Friday, 15 August 2008

What is the bond/CDS basis?

Accrued Interest has a fascinating data point on the troubles of the financials at the moment: Citi's latest five year was done at 337 over Treasuries or roughly 235 over Libor.

AI then suggests that there is an arb between CDS at 160 over and the bond at 239 over. In ordinary conditions that would be true because in ordinary conditions a trader would assume he or she could fund the bond at Libor flat, buy the CDS at 160, be risk flat, and make 79 running. But... firstly at the moment there aren't many Libor flat funders. The C deal discussed is evidence enough of that. And second you are only risk free if the CDS is guaranteed to pay - and which counterparty can be sure of that for in a situation where Citigroup is in default?
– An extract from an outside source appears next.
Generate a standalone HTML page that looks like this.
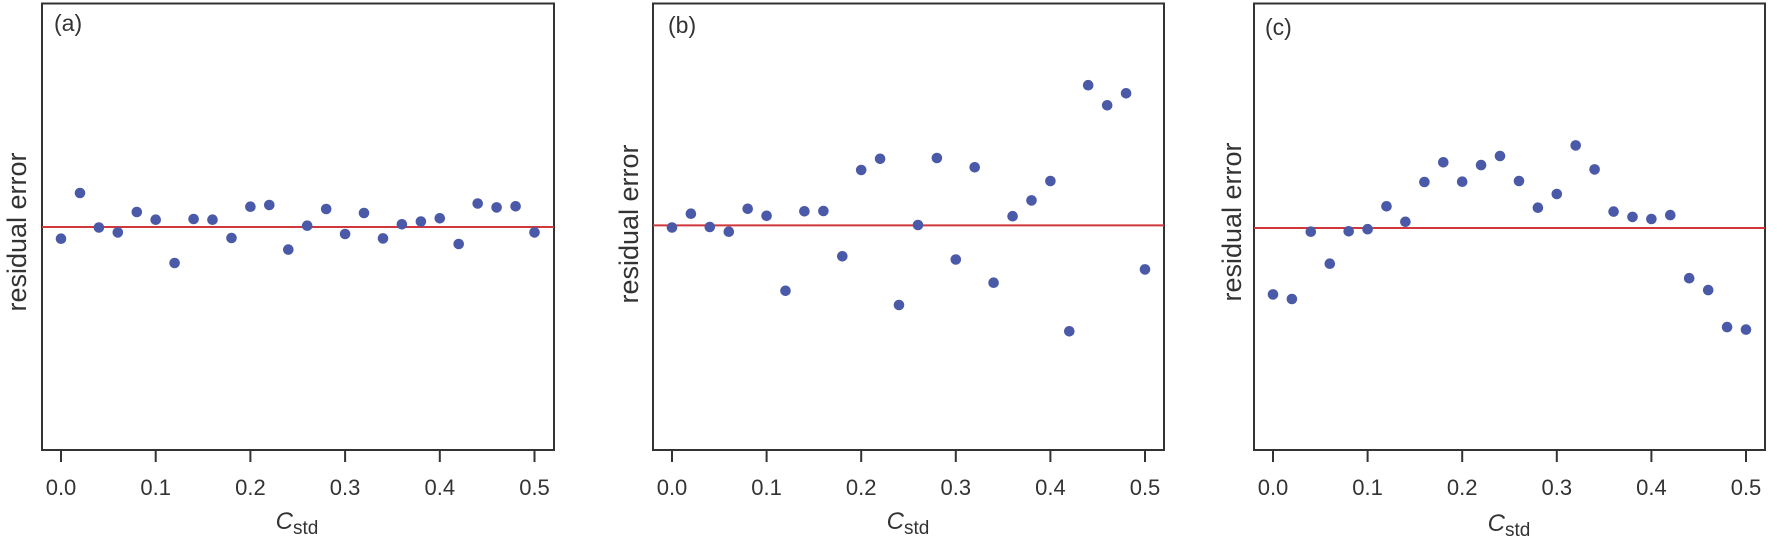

The 160 over then does not reflect the real cost of being sure of protecting Citi debt, but rather the credit weighted average cost across typical CDS counterparties: buying protection on C from Berkshire Hathaway, say, would probably be more expensive (it certainly ought to be if Warren's folks are sharp).

A trade like long the debt long CDS protection only makes sense if (Bond spread over Libor - my funding cost over Libor to term) > (CDS spread + cost of complete credit protection on CDS counterparty for CDS receivable). The 2nd and 4th terms are typically small in an ordinary market. But this ain't no ordinary market.